The appropriate management response to a decline in performance is to address the underlying cause of the problem. If the cause is a work-related factor such as poor training, then the solution lies within the domain of the supervisor. However, if the cause is a set of complex and private personal problems, most suggest that some form of employee assistance programme (EAP) may be the most appropriate strategy.

Of course, employees should be able to refer themselves to the EAP, but when it comes to addiction this is very unlikely, as denial is part of the process. But it is very hard to deny the reality of a disciplinary interview from a supervisor about deteriorating work performance. Here, an addicted employee is confronted about their deteriorating performance and then given an escape valve in the form of an EAP.

This type of EAP supervisor referral has been shown to be the most effective way of assisting employees with alcohol or other drug or addiction problems.

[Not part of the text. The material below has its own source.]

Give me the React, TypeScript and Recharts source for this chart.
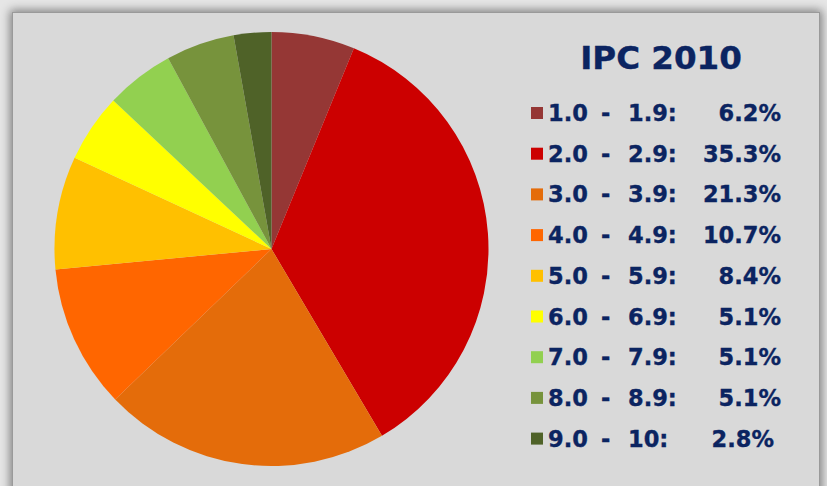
import React from "react";
import { PieChart, Pie, Cell, Legend } from "recharts";

const lowerBounds = ["1.0", "2.0", "3.0", "4.0", "5.0", "6.0", "7.0", "8.0", "9.0"];
const upperBounds = ["1.9", "2.9", "3.9", "4.9", "5.9", "6.9", "7.9", "8.9", "10"];
const shares = [6.2, 35.3, 21.3, 10.7, 8.4, 5.1, 5.1, 5.1, 2.8];
const colors = ["#953735", "#cc0000", "#e46c0a", "#ff6600", "#ffc000", "#ffff00", "#92d050", "#77933c", "#4f6228"];
const title = "IPC 2010";

const data = shares.map((v, i) => ({ name: `${lowerBounds[i]} - ${upperBounds[i]}`, value: v }));

const NAVY = "#0b2461";
const FONT = "'DejaVu Sans', Verdana, sans-serif";

const LegendBox = () => {
  const ox = 520;
  const oy = 30;
  return (
    <svg width={300} height={440} style={{ overflow: "visible" }}>
      <text x={661 - ox} y={69 - oy} textAnchor="middle" fontFamily={FONT} fontWeight="bold" fontSize={32.5} fill={NAVY} stroke={NAVY} strokeWidth={0.4}>
        {title}
      </text>
      {data.map((d, i) => {
        const cy = 113 + i * 40.7 - oy;
        const endX = (upperBounds[i].length < 3 ? 774 : 781) - ox;
        return (
          <g key={i}>
            <rect x={531 - ox} y={cy - 6} width={12} height={12} fill={colors[i]} />
            <g fontFamily={FONT} fontWeight="bold" fontSize={22.5} fill={NAVY} stroke={NAVY} strokeWidth={0.35}>
              <text x={548 - ox} y={cy + 8}>{lowerBounds[i]}</text>
              <text x={601 - ox} y={cy + 8}>-</text>
              <text x={628 - ox} y={cy + 8}>{upperBounds[i] + ":"}</text>
              <text x={endX} y={cy + 8} textAnchor="end">{shares[i].toFixed(1) + "%"}</text>
            </g>
          </g>
        );
      })}
    </svg>
  );
};

export default function App() {
  return (
    <div style={{ position: "absolute", left: 0, top: 0, width: 827, height: 486, background: "#e6e6e6", overflow: "hidden" }}>
      <div
        style={{
          position: "absolute",
          left: 12,
          top: 12,
          width: 806,
          height: 490,
          background: "#d9d9d9",
          border: "1px solid #9a9a9a",
          boxShadow: "0 0 9px 2px rgba(0,0,0,0.45)",
        }}
      >
        <PieChart width={806} height={490} margin={{ top: 0, right: 0, bottom: 0, left: 0 }}>
          <Pie
            data={data}
            dataKey="value"
            nameKey="name"
            cx={258.5}
            cy={236}
            outerRadius={217}
            startAngle={90}
            endAngle={-270}
            stroke="none"
            isAnimationActive={false}
          >
            {data.map((_, i) => (
              <Cell key={i} fill={colors[i]} />
            ))}
          </Pie>
          <Legend
            content={<LegendBox />}
            wrapperStyle={{ position: "absolute", left: 520 - 13, top: 30 - 13, width: 300, height: 440 }}
          />
        </PieChart>
      </div>
    </div>
  );
}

It allows appropriate assessment and treatment to be carried out without the ethical baggage of drug testing or the expense of residential treatment programmes. Unfortunately, not all EAPs emphasise the supervisor referral component of the product. This is unfortunate as almost all of the cost-benefit studies done on EAPs have shown this to have the most significant impact on the bottom line. If an EAP does not train supervisors to use appropriate work performance referral, and if employers rely on self-referral for employees to access an EAP, then they are offering an inferior staff benefit.